The kid who was “it” closed her eyes and yelled out “Marco” while all her friends scattered around the pool yelling “Polo” while moving around the pool trying to avoid the kid who was “It”. Eventually the kid with his eyes closed honed in on the other kids by listening to the sounds.
Today keywords are the new way we play Marco Polo in recruiting. Hiring managers post jobs describing the vacancy using certain keywords commonly used to describe the position then search LinkedIn and other sites using keywords to find candidates who match the job. Candidates describe themselves in terms that demonstrate that they have the right skills and abilities to do their dream jobs.
When the two worlds collide then the hiring managers and candidates make a match!
Keywords are particularly important in LinkedIn since hiring managers and recruiters search for candidates who describe themselves with the keywords that the hiring managers look for.
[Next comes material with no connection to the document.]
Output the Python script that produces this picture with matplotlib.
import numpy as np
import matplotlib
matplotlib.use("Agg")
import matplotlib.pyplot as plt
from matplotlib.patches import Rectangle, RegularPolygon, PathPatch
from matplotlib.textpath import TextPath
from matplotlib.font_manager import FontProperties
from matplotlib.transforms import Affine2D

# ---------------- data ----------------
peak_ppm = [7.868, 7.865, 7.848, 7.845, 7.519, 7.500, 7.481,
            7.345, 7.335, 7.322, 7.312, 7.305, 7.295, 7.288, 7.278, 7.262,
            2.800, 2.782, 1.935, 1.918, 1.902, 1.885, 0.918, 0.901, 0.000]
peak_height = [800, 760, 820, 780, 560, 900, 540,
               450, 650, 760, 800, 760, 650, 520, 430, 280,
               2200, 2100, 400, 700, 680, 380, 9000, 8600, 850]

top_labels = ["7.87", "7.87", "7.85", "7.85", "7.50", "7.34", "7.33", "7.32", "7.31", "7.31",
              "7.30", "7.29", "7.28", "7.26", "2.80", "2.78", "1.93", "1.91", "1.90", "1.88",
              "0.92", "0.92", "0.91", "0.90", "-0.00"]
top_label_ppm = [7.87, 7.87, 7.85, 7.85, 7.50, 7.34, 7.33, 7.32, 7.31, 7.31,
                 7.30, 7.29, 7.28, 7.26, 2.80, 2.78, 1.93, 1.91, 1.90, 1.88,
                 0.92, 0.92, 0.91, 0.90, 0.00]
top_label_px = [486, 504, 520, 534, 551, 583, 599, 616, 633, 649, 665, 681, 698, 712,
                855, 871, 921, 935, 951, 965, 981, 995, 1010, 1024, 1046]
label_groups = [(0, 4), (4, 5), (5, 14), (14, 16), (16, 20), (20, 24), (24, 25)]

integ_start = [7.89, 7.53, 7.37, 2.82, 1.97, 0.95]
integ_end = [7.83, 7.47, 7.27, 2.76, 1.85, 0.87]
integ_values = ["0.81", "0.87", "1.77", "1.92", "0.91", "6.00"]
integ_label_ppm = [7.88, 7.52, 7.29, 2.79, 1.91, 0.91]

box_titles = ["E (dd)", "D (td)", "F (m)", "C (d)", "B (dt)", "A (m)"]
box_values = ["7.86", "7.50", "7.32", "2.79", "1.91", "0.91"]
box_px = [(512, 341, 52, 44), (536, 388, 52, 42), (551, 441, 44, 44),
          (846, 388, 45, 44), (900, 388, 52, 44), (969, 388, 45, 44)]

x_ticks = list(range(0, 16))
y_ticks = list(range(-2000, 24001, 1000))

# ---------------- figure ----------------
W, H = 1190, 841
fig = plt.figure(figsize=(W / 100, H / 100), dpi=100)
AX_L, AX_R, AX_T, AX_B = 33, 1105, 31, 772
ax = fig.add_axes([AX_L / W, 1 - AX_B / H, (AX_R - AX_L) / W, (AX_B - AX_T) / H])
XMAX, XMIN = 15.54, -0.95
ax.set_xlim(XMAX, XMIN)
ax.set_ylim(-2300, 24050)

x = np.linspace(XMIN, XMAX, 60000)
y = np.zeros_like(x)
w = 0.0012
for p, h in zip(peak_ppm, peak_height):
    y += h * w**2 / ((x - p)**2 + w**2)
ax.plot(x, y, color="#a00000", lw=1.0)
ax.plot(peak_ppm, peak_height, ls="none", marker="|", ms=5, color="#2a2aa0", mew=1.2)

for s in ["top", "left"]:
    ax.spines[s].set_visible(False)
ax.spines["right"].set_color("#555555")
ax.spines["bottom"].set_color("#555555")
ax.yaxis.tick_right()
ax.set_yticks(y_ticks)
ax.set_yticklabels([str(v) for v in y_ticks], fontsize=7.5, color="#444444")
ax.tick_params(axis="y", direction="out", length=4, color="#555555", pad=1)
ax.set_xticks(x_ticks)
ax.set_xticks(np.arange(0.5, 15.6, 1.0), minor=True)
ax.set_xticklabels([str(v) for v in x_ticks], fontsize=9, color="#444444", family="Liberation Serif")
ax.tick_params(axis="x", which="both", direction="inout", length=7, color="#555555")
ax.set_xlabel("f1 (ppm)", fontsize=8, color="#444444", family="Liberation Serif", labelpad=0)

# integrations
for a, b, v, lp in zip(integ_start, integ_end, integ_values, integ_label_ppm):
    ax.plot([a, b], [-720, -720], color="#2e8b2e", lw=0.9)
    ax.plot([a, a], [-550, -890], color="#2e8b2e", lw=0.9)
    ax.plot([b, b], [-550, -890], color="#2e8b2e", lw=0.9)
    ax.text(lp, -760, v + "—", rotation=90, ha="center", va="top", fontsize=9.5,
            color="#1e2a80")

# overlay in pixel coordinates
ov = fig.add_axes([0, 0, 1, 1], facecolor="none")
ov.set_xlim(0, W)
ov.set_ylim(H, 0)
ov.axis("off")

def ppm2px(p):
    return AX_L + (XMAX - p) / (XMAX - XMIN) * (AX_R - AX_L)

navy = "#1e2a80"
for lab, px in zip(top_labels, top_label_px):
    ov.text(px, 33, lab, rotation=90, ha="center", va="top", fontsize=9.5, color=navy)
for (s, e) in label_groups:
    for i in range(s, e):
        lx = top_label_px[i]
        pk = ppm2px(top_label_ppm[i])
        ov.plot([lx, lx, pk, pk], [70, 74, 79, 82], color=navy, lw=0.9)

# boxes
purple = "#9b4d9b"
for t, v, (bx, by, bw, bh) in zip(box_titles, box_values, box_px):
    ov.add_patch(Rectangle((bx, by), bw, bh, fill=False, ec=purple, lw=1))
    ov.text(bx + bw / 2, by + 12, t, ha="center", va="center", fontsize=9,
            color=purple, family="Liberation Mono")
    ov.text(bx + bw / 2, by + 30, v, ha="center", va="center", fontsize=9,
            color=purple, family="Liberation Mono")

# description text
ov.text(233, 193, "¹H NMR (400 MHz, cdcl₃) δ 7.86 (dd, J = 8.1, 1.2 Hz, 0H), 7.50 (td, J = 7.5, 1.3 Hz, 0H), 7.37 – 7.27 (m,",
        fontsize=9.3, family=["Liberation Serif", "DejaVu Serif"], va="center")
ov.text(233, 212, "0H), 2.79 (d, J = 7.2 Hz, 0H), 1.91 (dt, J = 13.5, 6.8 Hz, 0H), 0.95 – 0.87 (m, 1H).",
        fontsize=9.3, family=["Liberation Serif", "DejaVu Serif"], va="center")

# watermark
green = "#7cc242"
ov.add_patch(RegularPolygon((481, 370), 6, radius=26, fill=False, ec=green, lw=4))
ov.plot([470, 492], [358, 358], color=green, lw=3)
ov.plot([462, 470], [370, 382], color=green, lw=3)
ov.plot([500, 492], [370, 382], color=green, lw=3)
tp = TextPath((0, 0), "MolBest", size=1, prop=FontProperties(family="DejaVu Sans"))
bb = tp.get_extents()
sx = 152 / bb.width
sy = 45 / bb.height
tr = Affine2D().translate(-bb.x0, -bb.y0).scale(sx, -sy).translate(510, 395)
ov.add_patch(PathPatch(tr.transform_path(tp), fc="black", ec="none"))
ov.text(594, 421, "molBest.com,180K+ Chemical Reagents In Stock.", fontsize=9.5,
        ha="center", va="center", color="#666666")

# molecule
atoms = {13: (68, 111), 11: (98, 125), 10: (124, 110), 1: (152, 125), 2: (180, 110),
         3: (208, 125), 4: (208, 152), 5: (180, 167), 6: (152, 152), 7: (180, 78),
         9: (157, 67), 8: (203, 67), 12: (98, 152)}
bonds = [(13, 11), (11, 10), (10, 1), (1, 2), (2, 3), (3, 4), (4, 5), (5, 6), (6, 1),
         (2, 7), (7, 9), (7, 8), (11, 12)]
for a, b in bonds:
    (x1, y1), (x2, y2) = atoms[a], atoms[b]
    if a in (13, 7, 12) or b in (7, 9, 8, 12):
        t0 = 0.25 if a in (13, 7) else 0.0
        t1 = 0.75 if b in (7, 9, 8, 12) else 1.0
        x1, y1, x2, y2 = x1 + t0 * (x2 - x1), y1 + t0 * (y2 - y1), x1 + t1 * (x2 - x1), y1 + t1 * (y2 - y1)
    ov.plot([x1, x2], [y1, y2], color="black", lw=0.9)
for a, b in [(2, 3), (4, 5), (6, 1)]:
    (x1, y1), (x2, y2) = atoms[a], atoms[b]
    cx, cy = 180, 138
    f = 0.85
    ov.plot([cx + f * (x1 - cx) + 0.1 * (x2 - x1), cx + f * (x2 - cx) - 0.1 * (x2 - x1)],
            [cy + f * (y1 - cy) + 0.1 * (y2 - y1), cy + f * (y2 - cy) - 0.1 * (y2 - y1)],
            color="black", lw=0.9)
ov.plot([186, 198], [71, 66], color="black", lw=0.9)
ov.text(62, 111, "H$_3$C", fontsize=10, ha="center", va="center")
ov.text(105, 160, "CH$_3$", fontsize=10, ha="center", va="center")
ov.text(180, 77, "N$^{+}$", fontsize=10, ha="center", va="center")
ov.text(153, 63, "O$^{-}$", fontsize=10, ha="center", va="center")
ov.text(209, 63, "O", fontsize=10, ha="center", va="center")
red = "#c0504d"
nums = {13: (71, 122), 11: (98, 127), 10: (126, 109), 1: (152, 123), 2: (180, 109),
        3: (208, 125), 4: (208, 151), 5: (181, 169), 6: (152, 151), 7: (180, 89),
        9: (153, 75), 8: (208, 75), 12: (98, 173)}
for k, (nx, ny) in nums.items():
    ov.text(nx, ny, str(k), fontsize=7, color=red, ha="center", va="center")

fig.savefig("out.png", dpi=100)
If you don’t have the right keywords in your LinkedIn profile then hiring managers will not find you. That is a problem.
A client recently told me about a different way to measure whether we are using keywords appropriately in job search using those cool word clouds. The tool is www.TagCrowd.com. I tried it and would like to share it with you.
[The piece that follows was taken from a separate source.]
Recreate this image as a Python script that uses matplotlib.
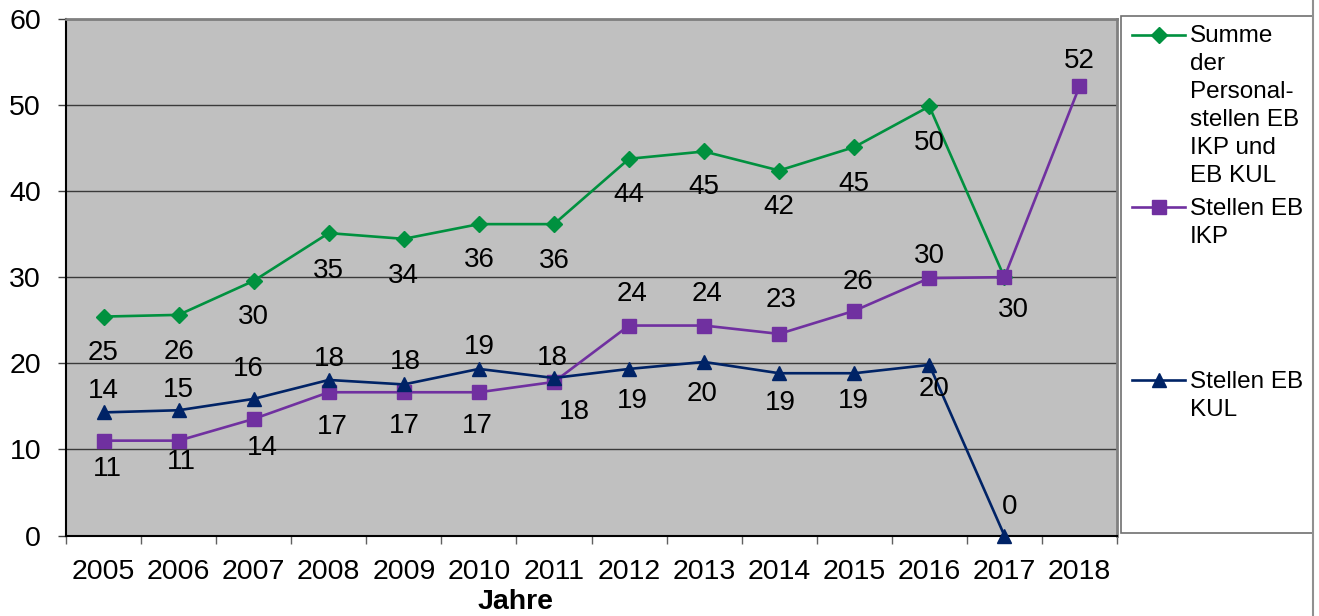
import matplotlib
matplotlib.use("Agg")
import matplotlib.pyplot as plt
from matplotlib.lines import Line2D
from matplotlib.patches import Rectangle
import numpy as np

plt.rcParams['font.family'] = ['Liberation Sans', 'DejaVu Sans']

# ---- data -------------------------------------------------------------
years = ['2005', '2006', '2007', '2008', '2009', '2010', '2011',
         '2012', '2013', '2014', '2015', '2016', '2017', '2018']

summe = [25.43, 25.63, 29.58, 35.13, 34.46, 36.17, 36.17,
         43.76, 44.61, 42.40, 45.12, 49.85, 30.0, np.nan]
stellen_ikp = [11.02, 11.02, 13.54, 16.64, 16.64, 16.64, 17.84,
               24.39, 24.39, 23.42, 26.10, 29.90, 30.01, 52.17]
stellen_kul = [14.30, 14.55, 15.87, 18.07, 17.55, 19.35, 18.30,
               19.35, 20.16, 18.85, 18.85, 19.82, 0.0, np.nan]

series_names = ['Summe\nder\nPersonal-\nstellen EB\nIKP und\nEB KUL',
                'Stellen EB\nIKP',
                'Stellen EB\nKUL']
axis_title = 'Jahre'

# ---- styling ----------------------------------------------------------
colors = ['#00913F', '#7030A0', '#002366']
markers = ['D', 's', '^']
marker_sizes = [7.8, 10.5, 10.5]

# value-label offsets in pixels (dx, dy downward); None = no label
label_offsets = [
    [(0, 36), (0, 37), (0, 36), (0, 38), (0, 37), (0, 36), (0, 37),
     (0, 36), (0, 36), (0, 36), (0, 37), (0, 37), (9, 33), None],
    [(4, 28), (3, 21), (9, 29), (4, 35), (0, 34), (-2, 34), (20, 30),
     (3, -32), (3, -32), (2, -34), (4, -29), (0, -22), None, (0, -25)],
    [(0, -21), (0, -20), (-5, -30), (1, -21), (2, -22), (0, -22), (-2, -20),
     (3, 32), (-2, 32), (1, 30), (-1, 28), (5, 24), (5, -28), None],
]

W, H = 1319, 616
fig = plt.figure(figsize=(W / 100, H / 100), dpi=100)
fig.patch.set_facecolor('white')

left, right, top, bottom = 66, 1117, 19, 535.5
ax = fig.add_axes([left / W, 1 - bottom / H, (right - left) / W, (bottom - top) / H])
ax.set_facecolor('#C0C0C0')

x = np.arange(len(years))
for vals, col, mk, ms, offs in zip([summe, stellen_ikp, stellen_kul],
                                   colors, markers, marker_sizes, label_offsets):
    ax.plot(x, vals, color=col, lw=1.9, marker=mk, markersize=ms,
            markerfacecolor=col, markeredgecolor=col, zorder=3, clip_on=False)
    for xi, v, off in zip(x, vals, offs):
        if off is None or np.isnan(v):
            continue
        ax.annotate(str(int(np.floor(v + 0.5))), (xi, v),
                    xytext=(off[0], -off[1]), textcoords='offset pixels',
                    ha='center', va='center', fontsize=20, color='black',
                    zorder=4, annotation_clip=False)

ax.set_xlim(-0.5, len(years) - 0.5)
ax.set_ylim(0, 60)
ax.set_yticks(np.arange(0, 61, 10))
ax.yaxis.grid(True, color='#3a3a3a', lw=1.0)
ax.set_axisbelow(True)

ax.set_xticks(x)
ax.set_xticklabels(years)
ax.set_xticks(np.arange(-0.5, len(years), 1), minor=True)
ax.tick_params(axis='x', which='major', length=0, pad=17, labelsize=20.5)
ax.tick_params(axis='x', which='minor', length=6, width=1, color='#606060',
               direction='out')
ax.tick_params(axis='y', which='major', length=6, width=1, color='#404040',
               pad=12, labelsize=20.5, direction='out')

for side in ['left', 'bottom']:
    ax.spines[side].set_color('black')
    ax.spines[side].set_linewidth(1.5)
for side in ['top', 'right']:
    ax.spines[side].set_color('#808080')
    ax.spines[side].set_linewidth(2)

fig.text(516 / W, 1 - 602 / H, axis_title, ha='center', va='center',
         fontsize=20.5, fontweight='bold')

# ---- legend and outer frame (pixel coordinates) -----------------------
lax = fig.add_axes([0, 0, 1, 1], zorder=5)
lax.set_xlim(0, W)
lax.set_ylim(H, 0)
lax.axis('off')
lax.patch.set_alpha(0)

lax.add_patch(Rectangle((1121, 16), 1313 - 1121, 533 - 16, facecolor='white',
                        edgecolor='#707070', lw=1.2))
lax.add_line(Line2D([1313, 1313], [0, H], color='#909090', lw=1.5))

entry_y = [34.5, 207, 380]
for name, col, mk, ms, ey in zip(series_names, colors, markers,
                                 marker_sizes, entry_y):
    lax.add_line(Line2D([1132, 1185], [ey, ey], color=col, lw=1.9))
    lax.add_line(Line2D([1158.5], [ey], color=col, marker=mk, markersize=ms,
                        markerfacecolor=col, markeredgecolor=col))
    lax.text(1190, ey - 9, name, ha='left', va='top', fontsize=17.5,
             linespacing=1.35)

fig.savefig('out.png', dpi=100, facecolor='white')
- Find job descriptions describing your ideal job. I randomly selected three jobs for Product Manager posted at indeed.com that sounded interesting.
- Paste the main areas of the description into a Word Document. Remove extra words like the company name and unnecessary words like “experience” and “requirements”. You can also list these unnecessary words in a box in TagCrowd. This text does not have to be formatted or look pretty. We are looking for words describing the job and the experience needed to do the job.
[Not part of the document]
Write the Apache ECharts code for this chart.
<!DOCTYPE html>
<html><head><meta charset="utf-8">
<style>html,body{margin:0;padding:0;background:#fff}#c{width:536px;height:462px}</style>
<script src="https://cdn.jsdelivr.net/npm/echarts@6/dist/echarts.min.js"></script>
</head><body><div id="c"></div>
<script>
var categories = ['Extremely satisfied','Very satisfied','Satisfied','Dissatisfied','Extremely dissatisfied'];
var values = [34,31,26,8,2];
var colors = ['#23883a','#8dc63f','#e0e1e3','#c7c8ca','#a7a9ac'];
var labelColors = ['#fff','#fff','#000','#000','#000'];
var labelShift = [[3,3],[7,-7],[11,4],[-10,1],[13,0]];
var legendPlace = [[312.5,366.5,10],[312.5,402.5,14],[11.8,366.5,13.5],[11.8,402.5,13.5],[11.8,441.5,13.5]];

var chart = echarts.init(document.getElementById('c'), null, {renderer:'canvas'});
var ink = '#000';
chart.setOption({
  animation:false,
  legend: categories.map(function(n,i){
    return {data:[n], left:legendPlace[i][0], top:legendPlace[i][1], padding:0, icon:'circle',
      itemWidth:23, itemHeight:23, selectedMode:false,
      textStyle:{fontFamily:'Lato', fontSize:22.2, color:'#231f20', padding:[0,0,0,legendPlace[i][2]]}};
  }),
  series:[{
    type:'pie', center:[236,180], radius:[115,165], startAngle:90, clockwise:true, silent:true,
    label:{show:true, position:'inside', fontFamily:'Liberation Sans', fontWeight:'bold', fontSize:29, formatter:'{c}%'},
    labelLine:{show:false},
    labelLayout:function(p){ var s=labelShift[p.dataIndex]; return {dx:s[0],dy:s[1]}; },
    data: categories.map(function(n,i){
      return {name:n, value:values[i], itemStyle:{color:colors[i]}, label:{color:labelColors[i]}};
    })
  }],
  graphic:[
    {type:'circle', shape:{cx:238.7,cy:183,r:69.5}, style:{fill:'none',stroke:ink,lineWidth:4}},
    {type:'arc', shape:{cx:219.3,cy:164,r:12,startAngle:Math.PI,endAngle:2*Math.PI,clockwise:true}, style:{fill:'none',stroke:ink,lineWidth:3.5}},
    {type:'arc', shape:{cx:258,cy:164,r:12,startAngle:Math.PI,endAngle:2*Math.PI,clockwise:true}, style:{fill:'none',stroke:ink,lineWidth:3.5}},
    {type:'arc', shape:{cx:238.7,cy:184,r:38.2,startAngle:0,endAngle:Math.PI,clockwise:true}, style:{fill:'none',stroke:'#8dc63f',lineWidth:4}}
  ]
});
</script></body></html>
- Copy and paste the text into the section of TagCrowd labeled “Paste text to be visualized”. You can also upload files or provide a web page URL but I just copied and pasted.
- Click on “Visualize!” In a few seconds you will have a word cloud describing the words that frequently are used to describe your ideal job! At the bottom of the page are options you can click on. You can either do this before clicking on Visualize! or afterwards as a way to refine the word cloud.
- Refine the word cloud by eliminating unnecessary words that you don’t think are key to describing your ideal job. The default finds 50 words but I reduced it to 25 words to clarify my focus.
- Click on “Save As…” under the word cloud. I saved it as a PDF. Then I can add it to my LinkedIn profile as a document, increasing the number of times my
Here is the word cloud for the Product Manager position. Someone looking for a Product Manager position would be smart to include these words in their LinkedIn profile.
I tried this on my own LinkedIn profile. I copied the text of my existing LinkedIn profile and pasted it into a Word document. I eliminated unnecessary words and cleaned it up a bit. Then copied and pasted it into the text box then clicked on Visualize! I reduce the words from 50 to 25 and identified some words that did not add value like “Doctor”, “including” and “offer”. The resulting word cloud showed what I want people to know about me!
You want to have dense keywords in your LinkedIn profile to be sure you show up at the top of the search pages. “Dense” is often viewed as 20+ mentions of a keyword. Keywords for me as The Interview Doctor are “Job” with 37 mentions, “Management” with 27 mentions, “talent” with 29 mentions, “search” with 25 mentions and “coaching” with 22 mentions. “Consulting”, which is my business, only has 10 mentions. This tells me that if I want people to find me about consulting then I better adjust my profile to increase mention of my consulting experience!
Keywords are not a substitute for a well worded resume and profile and definitely not a substitute for networking but having a great LinkedIn profile that supports your goal is a foundation for a good job search.